The results of these policies have been destructive. The dollar is collapsing not only against foreign currencies -- we're now at par with the Canadian dollar and rocketing toward a 2-1 deficit against the Euro -- but also against commodities. Gold was passing the $1,000-an-ounce landmark, silver $20. Even industrial metals like copper and zinc are fetching record prices.
Now, a spike in a particular commodity -- say, for instance, $100-per-barrel oil -- can be attributed to a shortage. But when they all move dramatically and simultaneously, it's the purchasing power of our money that has gone down.
In fact, the increasing cost of even the base metals recently prompted Edmund Moy, director of the United States Mint, to propose further debasing the copper and nickel-plated, zinc slugs we call coins by substituting color-coated steel.
"Never before in our nation's history has the government spent more money to mint and issue a coin than the coin's legal tender value," he claimed in testimony at a recent hearing before the House Financial Services Committee's panel on monetary policy.

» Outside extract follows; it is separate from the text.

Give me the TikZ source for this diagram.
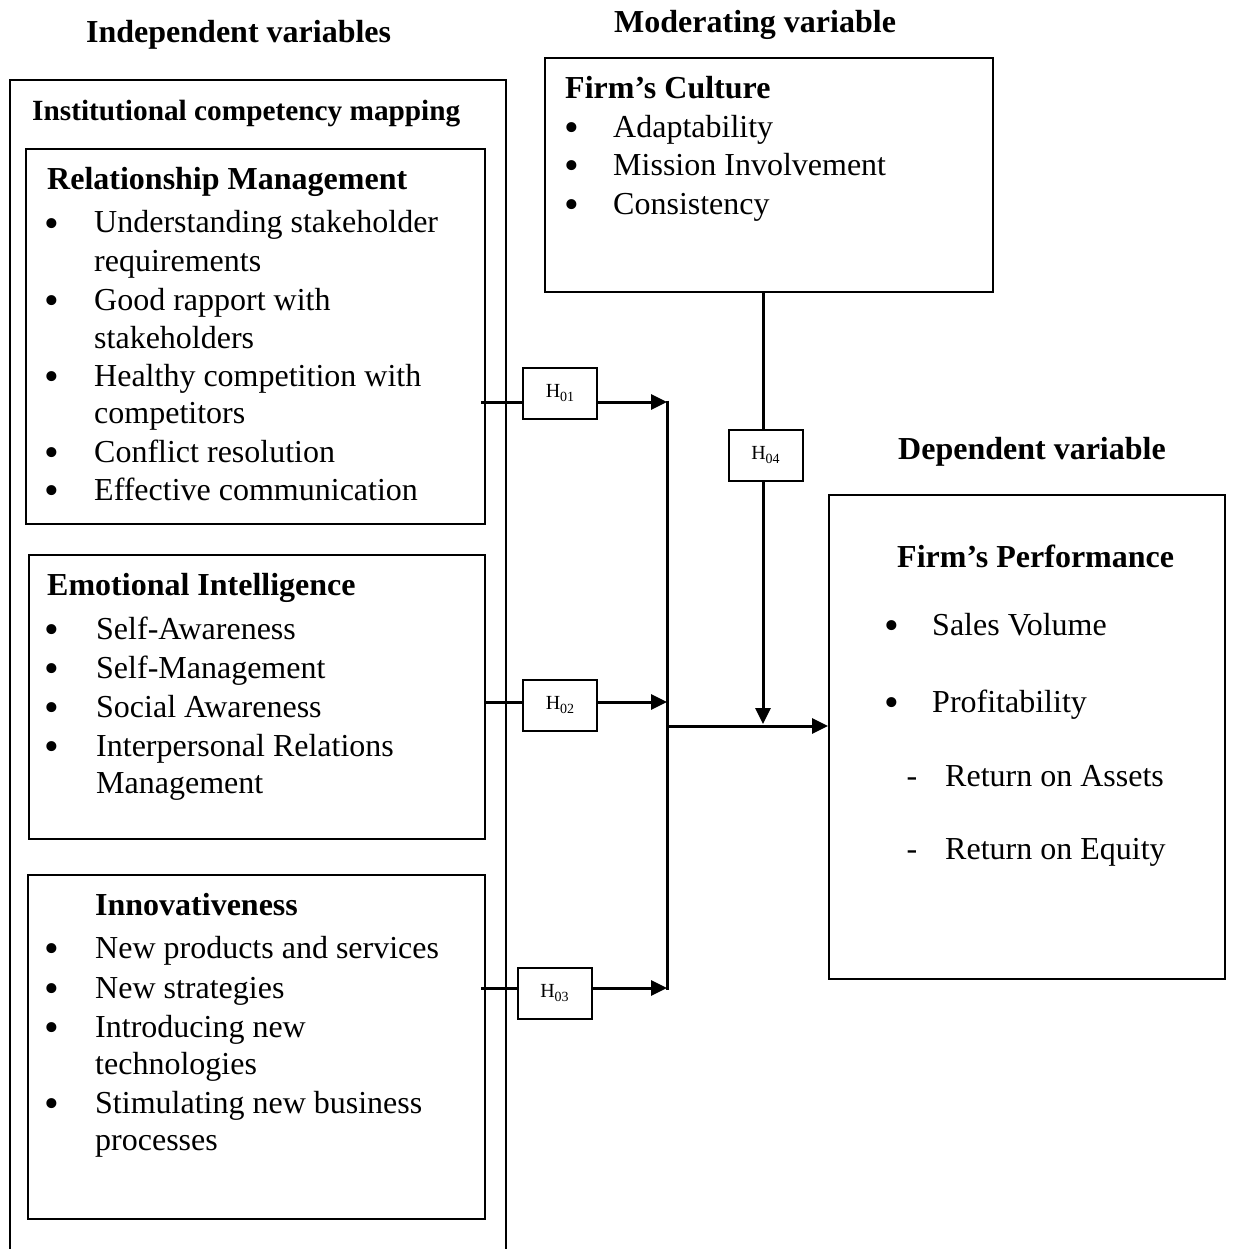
\documentclass[tikz,border=0pt]{standalone}
\usepackage{fontspec}
\setmainfont{Liberation Serif}
\usetikzlibrary{arrows.meta}
\newcommand{\hlab}[1]{H\raisebox{-4pt}{\fontsize{14}{15}\selectfont #1}}
\begin{document}
\begin{tikzpicture}[x=1pt,y=-1pt,
  box/.style={draw=black, line width=2pt, rectangle, inner sep=0pt, anchor=north west},
  conn/.style={line width=3pt},
  arr/.style={conn, -{Triangle[length=16pt,width=15pt]}},
  hbox/.style={draw=black, line width=2pt, fill=white, minimum width=74pt, minimum height=51pt, inner sep=0pt, font=\fontsize{20}{22}\selectfont},
  txt/.style={anchor=base west, inner sep=0pt, font=\fontsize{32}{38}\selectfont},
  hd/.style={anchor=base west, inner sep=0pt, font=\fontsize{32}{38}\selectfont\bfseries},
  hds/.style={anchor=base west, inner sep=0pt, font=\fontsize{29.3}{34}\selectfont\bfseries},
  bul/.style={anchor=base, inner sep=0pt, yshift=-4pt, font=\fontsize{42}{44}\selectfont},
  dsh/.style={anchor=base, inner sep=0pt, font=\fontsize{32}{38}\selectfont},
]
\useasboundingbox (0,0) rectangle (1232,1249);

% outer (open) box
\draw[line width=2pt] (10,1249) -- (10,80) -- (506,80) -- (506,1249);

% boxes
\node[box, minimum width=459pt, minimum height=375pt] (rm) at (25,148) {};
\node[box, minimum width=456pt, minimum height=284pt] (ei) at (28,554) {};
\node[box, minimum width=457pt, minimum height=344pt] (inn) at (27,874) {};
\node[box, minimum width=448pt, minimum height=234pt] (cul) at (544,57) {};
\node[box, minimum width=396pt, minimum height=484pt] (perf) at (828,494) {};

% titles
\node[hd] (ti1) at (86,43) {Independent variables};
\node[hd] (ti2) at (614,33) {Moderating variable};
\node[hds] (ti3) at (32,121) {Institutional competency mapping};
\node[hd] (ti4) at (898,459) {Dependent variable};

% Relationship Management
\node[hd] (rmh) at (47,190) {Relationship Management};
\node[bul] (rb1) at (52,233) {•};
\node[txt] (rt1) at (94,233) {Understanding stakeholder};
\node[txt] (rt1b) at (94,271) {requirements};
\node[bul] (rb2) at (52,310) {•};
\node[txt] (rt2) at (94,310) {Good rapport with};
\node[txt] (rt2b) at (94,348) {stakeholders};
\node[bul] (rb3) at (52,386) {•};
\node[txt] (rt3) at (94,386) {Healthy competition with};
\node[txt] (rt3b) at (94,423) {competitors};
\node[bul] (rb4) at (52,462) {•};
\node[txt] (rt4) at (94,462) {Conflict resolution};
\node[bul] (rb5) at (52,500) {•};
\node[txt] (rt5) at (94,500) {Effective communication};

% Emotional Intelligence
\node[hd] (eih) at (47,595) {Emotional Intelligence};
\node[bul] (eb1) at (52,639) {•};
\node[txt] (et1) at (96,639) {Self-Awareness};
\node[bul] (eb2) at (52,678) {•};
\node[txt] (et2) at (96,678) {Self-Management};
\node[bul] (eb3) at (52,717) {•};
\node[txt] (et3) at (96,717) {Social Awareness};
\node[bul] (eb4) at (52,756) {•};
\node[txt] (et4) at (96,756) {Interpersonal Relations};
\node[txt] (et4b) at (96,793) {Management};

% Innovativeness
\node[hd] (inh) at (95,915) {Innovativeness};
\node[bul] (ib1) at (52,958) {•};
\node[txt] (it1) at (95,958) {New products and services};
\node[bul] (ib2) at (52,998) {•};
\node[txt] (it2) at (95,998) {New strategies};
\node[bul] (ib3) at (52,1037) {•};
\node[txt] (it3) at (95,1037) {Introducing new};
\node[txt] (it3b) at (95,1074) {technologies};
\node[bul] (ib4) at (52,1113) {•};
\node[txt] (it4) at (95,1113) {Stimulating new business};
\node[txt] (it4b) at (95,1150) {processes};

% Firm's Culture
\node[hd] (culh) at (565,99) {Firm’s Culture};
\node[bul] (cb1) at (572,138) {•};
\node[txt] (ct1) at (613,138) {Adaptability};
\node[bul] (cb2) at (572,176) {•};
\node[txt] (ct2) at (613,176) {Mission Involvement};
\node[bul] (cb3) at (572,215) {•};
\node[txt] (ct3) at (613,215) {Consistency};

% Firm's Performance
\node[hd] (pfh) at (897,567) {Firm’s Performance};
\node[bul] (pb1) at (892,635) {•};
\node[txt] (pt1) at (932,635) {Sales Volume};
\node[bul] (pb2) at (892,712) {•};
\node[txt] (pt2) at (932,712) {Profitability};
\node[dsh] (pd1) at (912,786) {-};
\node[txt] (pt3) at (945,786) {Return on Assets};
\node[dsh] (pd2) at (912,859) {-};
\node[txt] (pt4) at (945,859) {Return on Equity};

% hypothesis boxes
\node[hbox] (h1) at (560,393) {\hlab{01}};
\node[hbox] (h2) at (560,705) {\hlab{02}};
\node[hbox] (h3) at (554.5,993) {\hlab{03}};
\node[hbox] (h4) at (765.5,455) {\hlab{04}};

% connector points
\coordinate (s1) at (481,402); \coordinate (j1) at (667,402);
\coordinate (s2) at (486,702); \coordinate (j2) at (667,702);
\coordinate (s3) at (481,988); \coordinate (j3) at (667,988);
\coordinate (jm) at (667,726);
\coordinate (m0) at ([xshift=-6pt]cul.south);

\draw[conn] (s1) -- (h1.west |- s1);
\draw[arr] (h1.east |- s1) -- (j1);
\draw[conn] (s2) -- (h2.west |- s2);
\draw[arr] (h2.east |- s2) -- (j2);
\draw[conn] (s3) -- (h3.west |- s3);
\draw[arr] (h3.east |- s3) -- (j3);
\draw[conn] ([yshift=1.5pt]j1) -- ([yshift=-1.5pt]j3);
\draw[arr] (jm) -- (perf.west |- jm);
\draw[conn] (m0) -- (m0 |- h4.north);
\draw[arr, shorten >=2pt] (m0 |- h4.south) -- (m0 |- jm);
\end{tikzpicture}
\end{document}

But the U.S. mint continues to issue 1-ounce Gold Eagle coins currently worth about 18 times their $50 legal tender value.

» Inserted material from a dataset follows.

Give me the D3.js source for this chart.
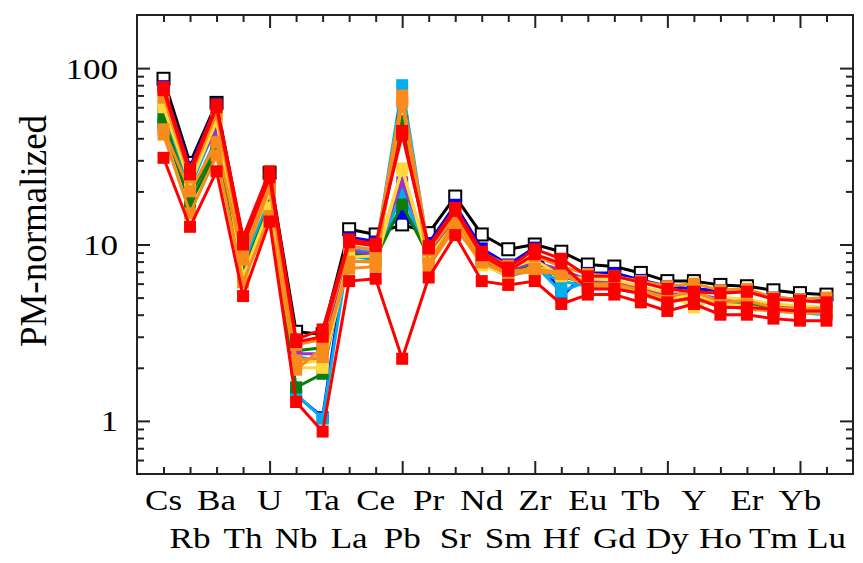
<!DOCTYPE html>
<html>
<head>
<meta charset="utf-8">
<script src="https://cdn.jsdelivr.net/npm/d3@7"></script>
<style>
  html, body { margin: 0; padding: 0; background: #fff; }
  svg { display: block; font-family: "Liberation Serif", "Times New Roman", serif; }
</style>
</head>
<body>
<div id="chart"></div>
<script>
// PM-normalized spider diagram, log y axis, elements along x

const elements = ["Cs","Rb","Ba","Th","U","Nb","Ta","La","Ce","Pb","Pr","Sr","Nd","Sm",
                  "Zr","Hf","Eu","Gd","Tb","Dy","Y","Ho","Er","Tm","Yb","Lu"];

// series values, one entry per element
const sBlack  = [87,29,63.5,10.5,25.5,3.2,3.1,12.2,11.4,13,11.6,18.7,11.4,9.4,10.0,9.1,7.7,7.5,6.9,6.2,6.2,5.9,5.8,5.5,5.3,5.2];
const sBlue   = [79,27.5,62.5,7.6,17.3,1.4,1.05,11.0,10.4,15,10.2,16.8,9.5,7.7,9.6,5.1,6.9,6.9,6.3,5.8,5.6,5.5,5.5,5.0,4.9,4.8];
const sCyan1  = [58,21,48,7.4,18.5,1.42,1.03,9.4,9.0,80,9.0,14.0,8.2,6.9,7.6,5.4,6.2,6.0,5.5,5.0,5.1,4.7,4.6,4.3,4.2,4.1];
const sCyan2  = [50,19,40,8.0,18,2.3,2.2,8.6,8.2,19.8,8.4,13.5,7.8,6.6,7.2,6.2,5.8,5.7,5.2,4.8,4.9,4.5,4.4,4.2,4.1,4.0];
const sGreen1 = [52,18.8,36,7.0,16.5,1.55,1.85,9.0,8.6,50,8.8,13.8,8.0,7.0,7.4,6.6,6.0,5.9,5.4,4.9,5.0,4.6,4.5,4.3,4.2,4.1];
const sGreen2 = [48,17,34,8.6,20,2.5,2.6,8.8,8.4,16.9,8.6,13.0,8.1,7.1,7.8,7.0,6.1,6.0,5.6,5.1,5.3,4.8,4.7,4.4,4.4,4.3];
const sPurple = [60,24,45,9.8,20,2.4,2.4,9.2,8.8,22.5,9.1,14.2,8.4,7.2,7.9,7.2,6.3,6.1,5.7,5.2,5.3,4.9,4.8,4.5,4.4,4.3];
const sYellow1= [64,22,50,8.5,19.8,2.1,2.2,8.5,8.6,26.6,8.5,13.3,8.6,7.3,8.2,6.6,6.4,6.3,5.8,5.3,4.4,5.0,4.9,4.6,4.5,4.4];
const sYellow2= [60,22.5,51,6.6,16.2,2.0,2.0,8.2,7.8,27,8.0,13.0,7.6,6.7,7.5,6.8,5.9,5.8,5.4,4.9,5.2,4.6,4.5,4.2,4.1,4.1];
const sOrange1= [68,24,55,9.0,22,2.7,2.9,9.8,9.3,70,9.3,14.3,9.0,7.6,8.6,7.5,6.8,6.6,6.2,5.8,6.0,5.5,5.6,5.0,4.9,5.0];
const sOrange2= [42,15,32,6.1,14.5,1.95,2.6,7.3,7.5,64,7.5,12.5,7.9,6.8,7.0,6.8,5.8,5.8,5.2,4.7,5.0,4.5,4.3,4.2,4.1,4.1];
const sOrange3= [45,20,38,8.2,21,2.2,2.3,8.0,8.0,66,7.8,13.6,8.3,7.0,7.3,6.9,6.0,6.0,5.5,5.0,5.5,4.7,4.8,4.4,4.3,4.4];
const sRedMid = [75,25,60,10,24,2.8,3.0,10.3,9.8,44,9.5,15.5,8.7,7.1,8.8,7.8,5.6,5.6,5.3,4.7,5.0,4.4,4.4,4.3,4.2,4.2];
const sRedTop = [78,26.6,62,11,26,2.9,3.3,10.7,10.1,42,9.8,16.1,9.1,7.4,9.4,8.3,6.6,6.6,6.1,5.6,5.4,5.3,5.4,4.9,4.8,4.7];
const sRedLow = [31,12.6,26,5.1,13.5,1.28,0.87,6.2,6.4,2.25,6.5,11.3,6.2,5.9,6.2,4.6,5.2,5.2,4.7,4.2,4.6,4.0,4.0,3.8,3.7,3.7];

// draw order and colours
const seriesValues = [sBlack,sBlue,sCyan1,sCyan2,sGreen1,sGreen2,sPurple,sYellow1,sYellow2,
                      sOrange1,sOrange2,sOrange3,sRedMid,sRedTop,sRedLow];
const seriesColors = ["#000000","#0000ee","#00aeef","#00aeef","#0a7d0a","#0a7d0a","#9933cc","#ffd83b","#ffd83b",
                      "#f98b1c","#f98b1c","#f98b1c","#ff0000","#ff0000","#ff0000"];

const yMajor = [1, 10, 100];
const yMinor = [0.6,0.7,0.8,0.9,2,3,4,5,6,7,8,9,20,30,40,50,60,70,80,90];

const W = 863, H = 563;
const plotL = 137, plotR = 853, plotT = 15, plotB = 474;
const stretch = 1.17; // labels in the source are a bit wide

const svg = d3.select("#chart").append("svg")
  .attr("width", W).attr("height", H);

const x = d3.scaleLinear().domain([-1, elements.length]).range([plotL, plotR]);
const y = d3.scaleLog().domain([0.5, 200]).range([plotB, plotT]);

// series
const line = d3.line()
  .x((d, i) => x(i))
  .y(d => y(d));

seriesValues.forEach((vals, k) => {
  const col = seriesColors[k];
  const g = svg.append("g");
  g.append("path")
    .datum(vals)
    .attr("d", line)
    .attr("fill", "none")
    .attr("stroke", col)
    .attr("stroke-width", 3)
    .attr("stroke-linejoin", "round");
  const isBlack = k === 0;
  const sz = 12;
  g.selectAll("rect")
    .data(vals)
    .enter().append("rect")
    .attr("x", (d, i) => x(i) - sz/2)
    .attr("y", d => y(d) - sz/2)
    .attr("width", sz)
    .attr("height", sz)
    .attr("fill", isBlack ? "#ffffff" : col)
    .attr("stroke", isBlack ? "#000" : "none")
    .attr("stroke-width", isBlack ? 2 : 0);
});

// frame and ticks
const axisCol = "#222";
const idx = d3.range(elements.length);
const xMajorIdx = idx.filter(i => i % 5 === 4);
const xMinorIdx = idx.filter(i => i % 5 !== 4);

function styleAxis(g){
  g.select(".domain").remove();
  g.selectAll("line").attr("stroke", axisCol).attr("stroke-width", 2);
  g.selectAll("text").remove();
}

svg.append("g").attr("transform", `translate(0,${plotB})`)
  .call(d3.axisBottom(x).tickValues(xMajorIdx).tickSize(-13)).call(styleAxis);
svg.append("g").attr("transform", `translate(0,${plotB})`)
  .call(d3.axisBottom(x).tickValues(xMinorIdx).tickSize(-7)).call(styleAxis);
svg.append("g").attr("transform", `translate(0,${plotT})`)
  .call(d3.axisTop(x).tickValues(xMajorIdx).tickSize(-13)).call(styleAxis);
svg.append("g").attr("transform", `translate(0,${plotT})`)
  .call(d3.axisTop(x).tickValues(xMinorIdx).tickSize(-7)).call(styleAxis);

svg.append("g").attr("transform", `translate(${plotL},0)`)
  .call(d3.axisLeft(y).tickValues(yMajor).tickSize(-13)).call(styleAxis);
svg.append("g").attr("transform", `translate(${plotL},0)`)
  .call(d3.axisLeft(y).tickValues(yMinor).tickSize(-7)).call(styleAxis);
svg.append("g").attr("transform", `translate(${plotR},0)`)
  .call(d3.axisRight(y).tickValues(yMajor).tickSize(-13)).call(styleAxis);
svg.append("g").attr("transform", `translate(${plotR},0)`)
  .call(d3.axisRight(y).tickValues(yMinor).tickSize(-7)).call(styleAxis);

svg.append("rect")
  .attr("x", plotL).attr("y", plotT)
  .attr("width", plotR - plotL).attr("height", plotB - plotT)
  .attr("fill", "none").attr("stroke", axisCol).attr("stroke-width", 2);

// tick labels
svg.append("g").selectAll("text")
  .data(yMajor)
  .enter().append("text")
  .attr("transform", d => `translate(118,${y(d)}) scale(${stretch},1)`)
  .attr("dy", "0.35em")
  .attr("text-anchor", "end")
  .attr("font-size", 30)
  .text(d => d);

svg.append("g").selectAll("text")
  .data(elements)
  .enter().append("text")
  .attr("transform", (d, i) => `translate(${x(i)},${i % 2 === 0 ? 510 : 548}) scale(${stretch},1)`)
  .attr("text-anchor", "middle")
  .attr("font-size", 30)
  .text(d => d);

svg.append("text")
  .attr("transform", `translate(46,231) rotate(-90)`)
  .attr("text-anchor", "middle")
  .attr("font-size", 37)
  .text("PM-normalized");
</script>
</body>
</html>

The beginning of the end for money "as sound as a dollar" was the creation of the Federal Reserve less than a century ago. The final blow came during the Nixon administration when our money's last tie to anything of intrinsic worth was severed with the decree that even Silver Certificate currency would no long be redeemable in specie.
Why would Bernanke, Moy, et al., want to degrade our money? Who benefits?
The answer is: those who are at the head of the line. Creating an additional $270 million in U.S. currency to give JP Morgan Chase provided that company the means to acquire Bear Stearns. Then the owners of Bear Stearns spend the money on something else, albeit at slightly reduced purchasing-power value.
The effects will continue to ripple outward, gradually diminishing. The amount of goods and services that can be bought with that $270 million must inevitably decline until the nominal value of the currency reaches equilibrium with the actual wealth available in the economy to purchase.
And who will pay? You will -- in the future when you go to draw out the money you put into your 401(k) in today's dollars. Your investment won't be worth as much as it should.
What is amazing is that the public has acquiesced in this money-debasing. It ought to be self-evident that it is impossible to create wealth by making entries in a computer.
One Nevada businessman may have found a way to bring the system crashing down -- he has begun paying employees in those $50 Gold Eagle coins, making their annual salaries well below the threshold for even having to file tax returns. So far, the IRS is helpless to stop it.